Di fronte a quella proposta sfascista, e di fronte a una destra divisa e disarticolata, il Pd è diventata la sola bussola. Lo è diventato anche per aree moderate e per ceti sociali che mai avevano votato a sinistra. Nei picchi storici del Pci, così come nelle prime elezioni del Pd, mai era stato toccato il 37% in Veneto o il 36 in Calabria. Domenica invece il Pd è stato ovunque sopra il 35%. Un partito anche sociologicamente «nazionale». Non più un partito a prevalente trazione delle Regioni rosse. E questo rafforza i termini della sfida, oltre che le responsabilità sulle spalle del Pd.

Fa molto discutere in queste ore il paragone «democristiano». L’idea del Pd come nuova Dc è spesso il pretesto per una polemica di carattere ideologico. È come dire che il Pd ha ormai compiuto una mutazione genetica, una trasformazione di segno moderato e centrista, e per questo è oggi il partito più votato dagli artigiani del Nordest o nelle città del Sud. Ma in questa polemica c’è un pregiudizio che impedisce di cogliere la sfida cruciale per la sinistra e per il Paese. Tutta l’Europa è chiamata a un cambio di paradigma: per questo sono in crisi anche le famiglie politiche più tradizionali e consolidate. Per ragioni storiche, legate alle nostre vicende interne, la sinistra (o se si vuole il centrosinistra) viene chiamata ad assumere un ruolo centrale, di cerniera tra le istituzioni esistenti e l’innovazione inevitabile. La sinistra è la sola possibilità del Paese. E cosa dovrebbe fare?

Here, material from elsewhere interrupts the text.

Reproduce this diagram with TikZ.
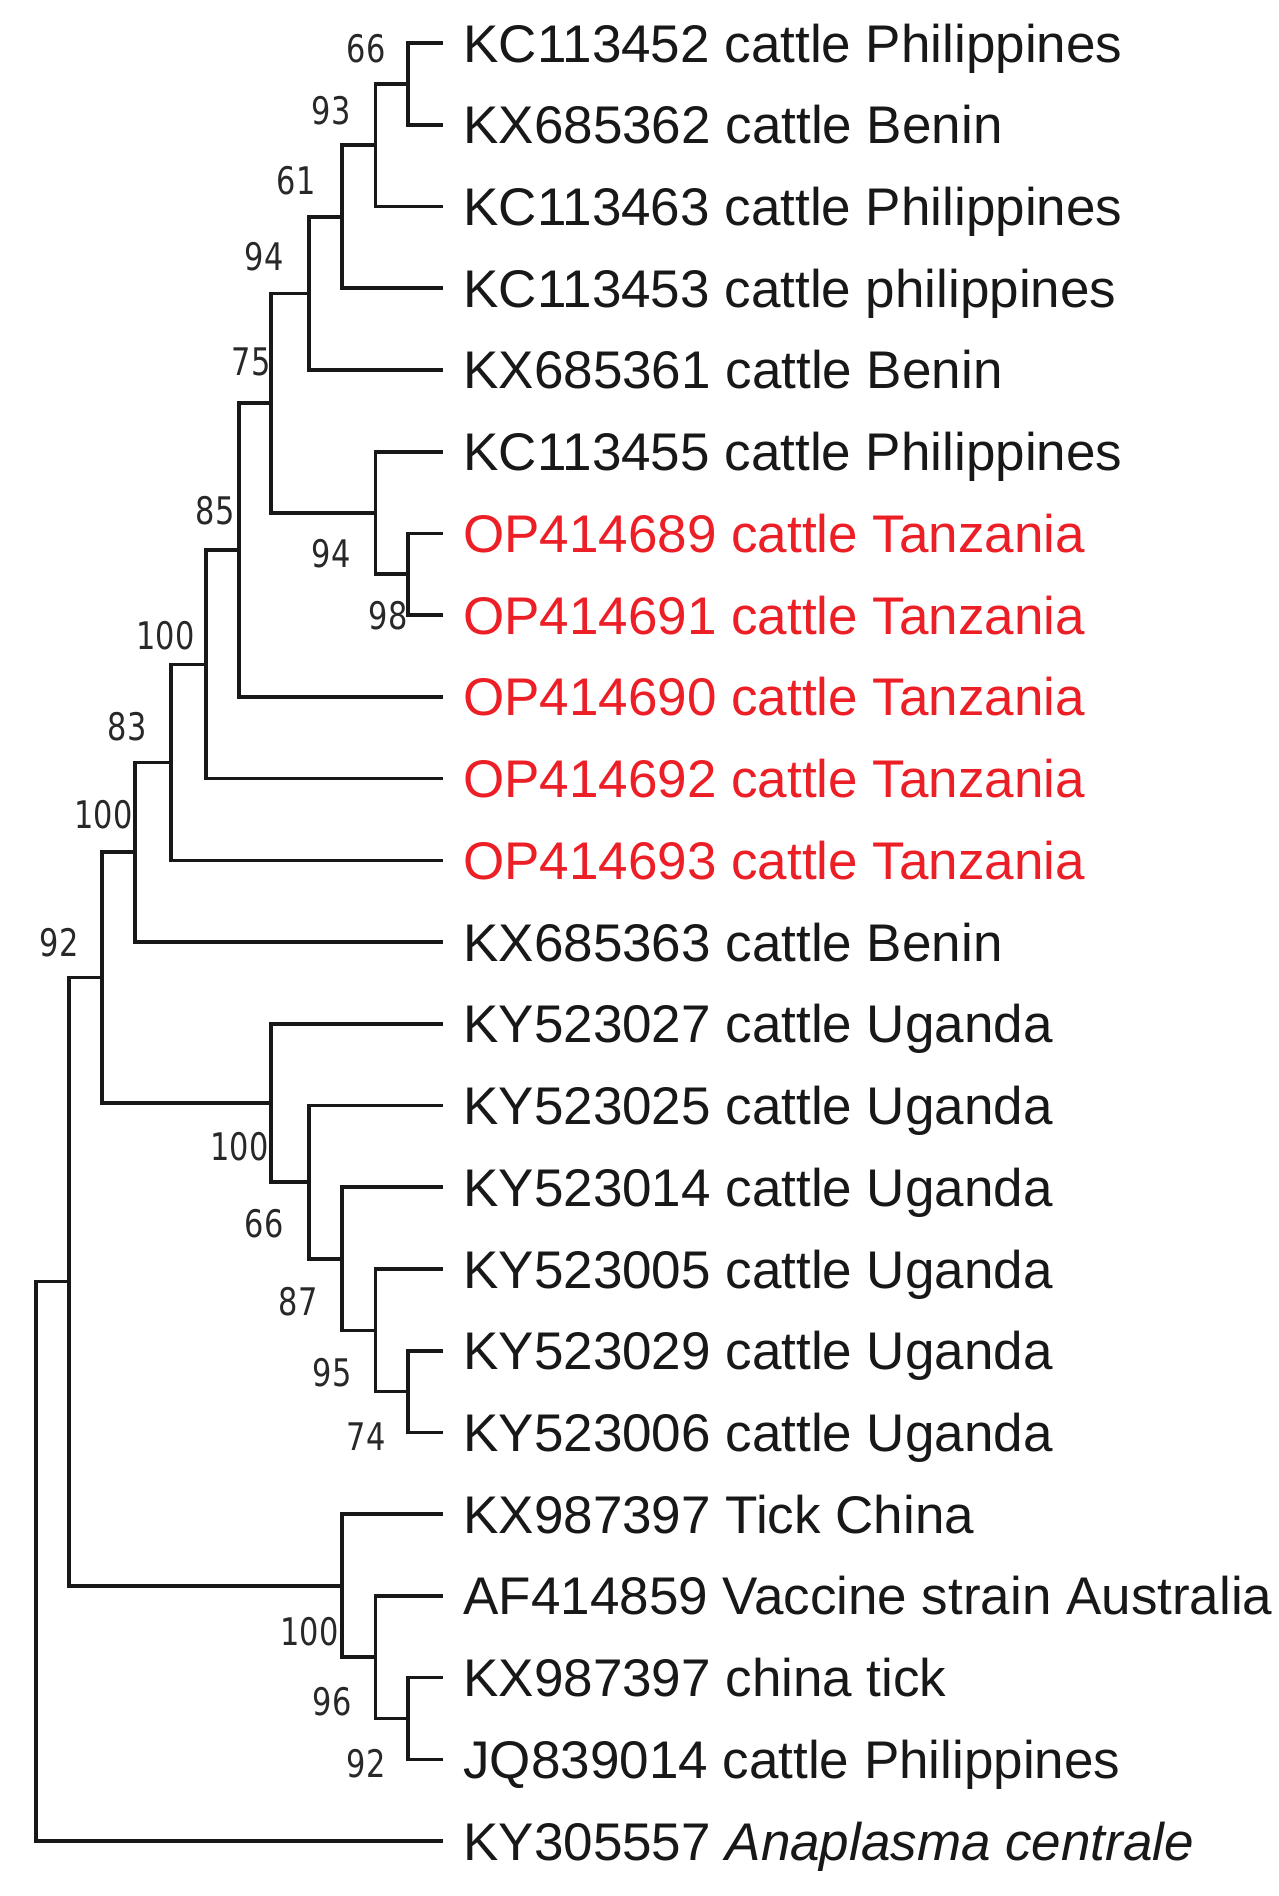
\documentclass[tikz,border=0pt]{standalone}
\usepackage{fontspec}
\usepackage{graphicx}
\setmainfont{Liberation Sans}
\newfontfamily\supfont{DejaVu Sans}
\definecolor{tzred}{RGB}{236,30,38}
\definecolor{ink}{RGB}{24,24,24}
\definecolor{supink}{RGB}{40,40,40}
\newcommand{\suplab}[1]{\scalebox{0.8}[1]{#1}}
\begin{document}
\begin{tikzpicture}[x=0.5pt,y=-0.5pt,
  branch/.style={draw=ink, line width=1.8pt, line join=miter},
  taxon/.style={anchor=base west, inner sep=0pt, text=ink, font=\fontsize{26.5}{26.5}\selectfont},
  redtaxon/.style={taxon, text=tzred},
  supp/.style={anchor=east, inner sep=0pt, text=supink, font=\supfont\fontsize{19}{19}\selectfont}]
\fill[white] (0,0) rectangle (1279,1896);
\useasboundingbox (0,0) rectangle (1279,1896);
% tip ends
\coordinate (t1) at (443,43.0);
\coordinate (t2) at (443,124.7);
\coordinate (t3) at (443,206.5);
\coordinate (t4) at (443,288.2);
\coordinate (t5) at (443,369.9);
\coordinate (t6) at (443,451.7);
\coordinate (t7) at (443,533.4);
\coordinate (t8) at (443,615.1);
\coordinate (t9) at (443,696.8);
\coordinate (t10) at (443,778.6);
\coordinate (t11) at (443,860.3);
\coordinate (t12) at (443,942.0);
\coordinate (t13) at (443,1023.8);
\coordinate (t14) at (443,1105.5);
\coordinate (t15) at (443,1187.2);
\coordinate (t16) at (443,1269.0);
\coordinate (t17) at (443,1350.7);
\coordinate (t18) at (443,1432.4);
\coordinate (t19) at (443,1514.1);
\coordinate (t20) at (443,1595.9);
\coordinate (t21) at (443,1677.6);
\coordinate (t22) at (443,1759.3);
\coordinate (t23) at (443,1841.1);
% internal nodes
\coordinate (nA) at (408,83.85);
\coordinate (nB) at (375.5,145.2);
\coordinate (nC) at (342,216.7);
\coordinate (nD) at (309,293.3);
\coordinate (nH) at (408,574.25);
\coordinate (nF) at (375.5,513.0);
\coordinate (nE) at (271,403.1);
\coordinate (nG) at (239,550.0);
\coordinate (nI) at (206,664.3);
\coordinate (nJ) at (171,762.3);
\coordinate (nK) at (135,852.2);
\coordinate (nR) at (408,1391.6);
\coordinate (nQ) at (375.5,1330.3);
\coordinate (nP) at (342,1258.8);
\coordinate (nO) at (309,1182.1);
\coordinate (nM) at (271,1103.0);
\coordinate (nL) at (102,977.6);
\coordinate (nU) at (408,1718.5);
\coordinate (nT) at (375.5,1657.2);
\coordinate (nS) at (342,1585.7);
\coordinate (nN) at (69,1281.6);
\coordinate (nV) at (36,1561.4);
% branches
\draw[branch] (nA) |- (t1); \draw[branch] (nA) |- (t2);
\draw[branch] (nB) |- (nA); \draw[branch] (nB) |- (t3);
\draw[branch] (nC) |- (nB); \draw[branch] (nC) |- (t4);
\draw[branch] (nD) |- (nC); \draw[branch] (nD) |- (t5);
\draw[branch] (nH) |- (t7); \draw[branch] (nH) |- (t8);
\draw[branch] (nF) |- (t6); \draw[branch] (nF) |- (nH);
\draw[branch] (nE) |- (nD); \draw[branch] (nE) |- (nF);
\draw[branch] (nG) |- (nE); \draw[branch] (nG) |- (t9);
\draw[branch] (nI) |- (nG); \draw[branch] (nI) |- (t10);
\draw[branch] (nJ) |- (nI); \draw[branch] (nJ) |- (t11);
\draw[branch] (nK) |- (nJ); \draw[branch] (nK) |- (t12);
\draw[branch] (nR) |- (t17); \draw[branch] (nR) |- (t18);
\draw[branch] (nQ) |- (t16); \draw[branch] (nQ) |- (nR);
\draw[branch] (nP) |- (t15); \draw[branch] (nP) |- (nQ);
\draw[branch] (nO) |- (t14); \draw[branch] (nO) |- (nP);
\draw[branch] (nM) |- (t13); \draw[branch] (nM) |- (nO);
\draw[branch] (nL) |- (nK); \draw[branch] (nL) |- (nM);
\draw[branch] (nU) |- (t21); \draw[branch] (nU) |- (t22);
\draw[branch] (nT) |- (t20); \draw[branch] (nT) |- (nU);
\draw[branch] (nS) |- (t19); \draw[branch] (nS) |- (nT);
\draw[branch] (nN) |- (nL); \draw[branch] (nN) |- (nS);
\draw[branch] (nV) |- (nN); \draw[branch] (nV) |- (t23);
% taxon labels
\node[taxon] (l1) at (463,62.0) {KC113452 cattle Philippines};
\node[taxon] (l2) at (463,143.7) {KX685362 cattle Benin};
\node[taxon] (l3) at (463,225.5) {KC113463 cattle Philippines};
\node[taxon] (l4) at (463,307.2) {KC113453 cattle philippines};
\node[taxon] (l5) at (463,388.9) {KX685361 cattle Benin};
\node[taxon] (l6) at (463,470.7) {KC113455 cattle Philippines};
\node[redtaxon] (l7) at (463,552.4) {OP414689 cattle Tanzania};
\node[redtaxon] (l8) at (463,634.1) {OP414691 cattle Tanzania};
\node[redtaxon] (l9) at (463,715.8) {OP414690 cattle Tanzania};
\node[redtaxon] (l10) at (463,797.6) {OP414692 cattle Tanzania};
\node[redtaxon] (l11) at (463,879.3) {OP414693 cattle Tanzania};
\node[taxon] (l12) at (463,961.0) {KX685363 cattle Benin};
\node[taxon] (l13) at (463,1042.8) {KY523027 cattle Uganda};
\node[taxon] (l14) at (463,1124.5) {KY523025 cattle Uganda};
\node[taxon] (l15) at (463,1206.2) {KY523014 cattle Uganda};
\node[taxon] (l16) at (463,1288.0) {KY523005 cattle Uganda};
\node[taxon] (l17) at (463,1369.7) {KY523029 cattle Uganda};
\node[taxon] (l18) at (463,1451.4) {KY523006 cattle Uganda};
\node[taxon] (l19) at (463,1533.1) {KX987397 Tick China};
\node[taxon] (l20) at (463,1614.9) {AF414859 Vaccine strain Australia};
\node[taxon] (l21) at (463,1696.6) {KX987397 china tick};
\node[taxon] (l22) at (463,1778.3) {JQ839014 cattle Philippines};
\node[taxon] (l23) at (463,1860.1) {KY305557 \textit{Anaplasma centrale}};
% support values
\node[supp] (sA) at (386,49) {\suplab{66}};
\node[supp] (sB) at (351,111) {\suplab{93}};
\node[supp] (sC) at (316,181) {\suplab{61}};
\node[supp] (sD) at (284,257) {\suplab{94}};
\node[supp] (sE) at (271,362) {\suplab{75}};
\node[supp] (sF) at (351,554) {\suplab{94}};
\node[supp] (sH) at (408,616) {\suplab{98}};
\node[supp] (sG) at (235,511) {\suplab{85}};
\node[supp] (sI) at (195,636) {\suplab{100}};
\node[supp] (sJ) at (147,727) {\suplab{83}};
\node[supp] (sK) at (133,815) {\suplab{100}};
\node[supp] (sN) at (79,943) {\suplab{92}};
\node[supp] (sM) at (269,1147) {\suplab{100}};
\node[supp] (sO) at (284,1224) {\suplab{66}};
\node[supp] (sP) at (318,1302) {\suplab{87}};
\node[supp] (sQ) at (352,1373) {\suplab{95}};
\node[supp] (sR) at (386,1437) {\suplab{74}};
\node[supp] (sS) at (339,1632) {\suplab{100}};
\node[supp] (sT) at (352,1702) {\suplab{96}};
\node[supp] (sU) at (386,1764) {\suplab{92}};
\end{tikzpicture}
\end{document}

Mettersi all’opposizione di se stessa? Oppure giocare le proprie carte, tentando di rinnovare se stessa, di ricucire gli strappi del Paese e di svolgere consapevolmente un ruolo di guida, come toccò alla Dc nel dopoguerra? Il problema semmai è come svolgere questo ruolo, con quale visione, con quale capacità di aiutare anche i competitori a un cambiamento e a una ricostruzione delle regole comuni. Il dna della sinistra italiana ha impresso i tratti e lo spirito della Costituente. Sono i valori radicali da non rottamare. Non è detto che capiterà ancora alla sinistra un’occasione così grande per servire questo Paese. Non capiterà neppure di avere una forza negoziale come quella che Renzi, dall’alto del suo straordinario risultato, avrà nel consiglio europeo di domani e poi nel semestre di presidenza italiana dell’Ue.